Nepali chef’s French connection

Bringing French dishes to Kathmandu and incorporating techniques and flavours of both cuisines

All photos: SUMAN NEPALI

Few cuisines in the world could be as poles apart as French and Nepali. While the French place great emphasis on complex techniques, Nepali food is characterised by familial cooking and a diverse range of spices.

But Rajeev Shrestha, executive chef at Aloft Hotel in Thamel, is all set to bridge this gap and introduce Kathmandu to fine dining, while incorporating the techniques and flavours of both cuisines.
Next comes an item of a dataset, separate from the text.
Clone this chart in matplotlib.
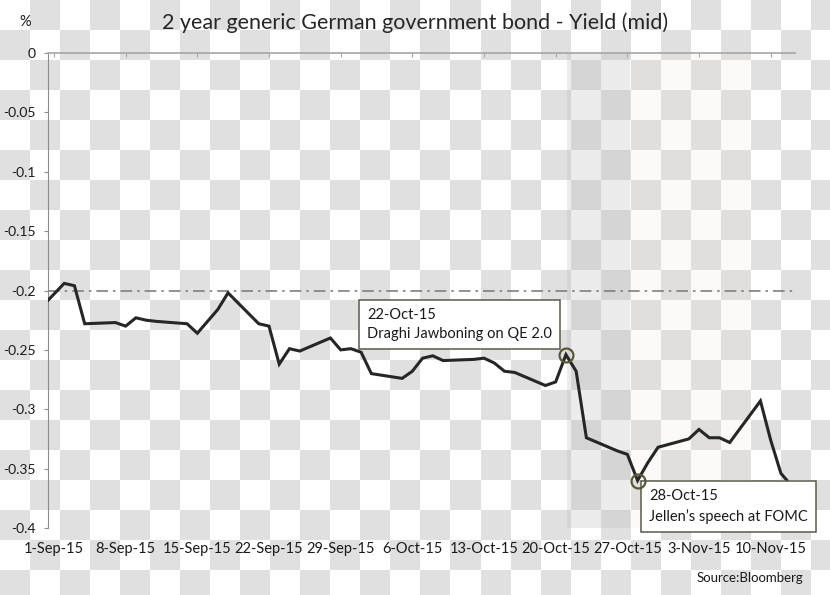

“Traditional Nepali ingredients are brought to a new plane via French culinary technology,” says Chef Shrestha, who has had a lifelong infatuation with French food. “But I also want to blend French culinary elements into Nepali cuisine by incorporating wine pairings and creating ornate tasting menus.”

Aloft NT
Aloft NT

Born in Kathmandu, Shrestha began his career in hotels in Bangalore and Goa as a management trainee, gaining exposure to fine dining. Inspired by the epicurean delights, Chef Shrestha made the switch from management to gastronomy, seeking experiences and education that would enable him to realise his culinary dreams.

Starting out as a Chef de Partie, he gradually rose up through the ranks, gaining the experience and confidence to become a chef in his own right before returning home to Nepal.

Today, Shrestha is one of the leading figures in Neo-Nepali cuisine. And to mark the 75th year of the Nepal-France friendship in October, he was invited to the prestigious Toques en Chablais International Gastronomy Festival in France to demonstrate Nepali cuisine, making him the first Nepali chef to have done so.

Aloft NT

The visit was a collaboration between Aloft Kathmandu, the Charles Baudelaire Institute, and the Nepal Academy of Tourism and Hotel Management. Shrestha not only presented the wonders of Nepali cuisine but also showed the extraordinary power of food to allow people to connect and bridge cultural differences. 

The trip’s highlight was an interactive workshop led by Shrestha and attended by distinguished diplomats, French culinary students, and Michelin-starred chefs who were introduced to the intricacies of Nepali cooking techniques.

“A stand-out dish for both the European audience and myself was Yomari,” recalls Shrestha about the Newari delicacy filled with sweet molasses often shaped like a fish or a conch shell.

He adds: “There in France, Yomari became more than a dish but a gateway into not only Nepali cuisine but culture. The French were enthralled.”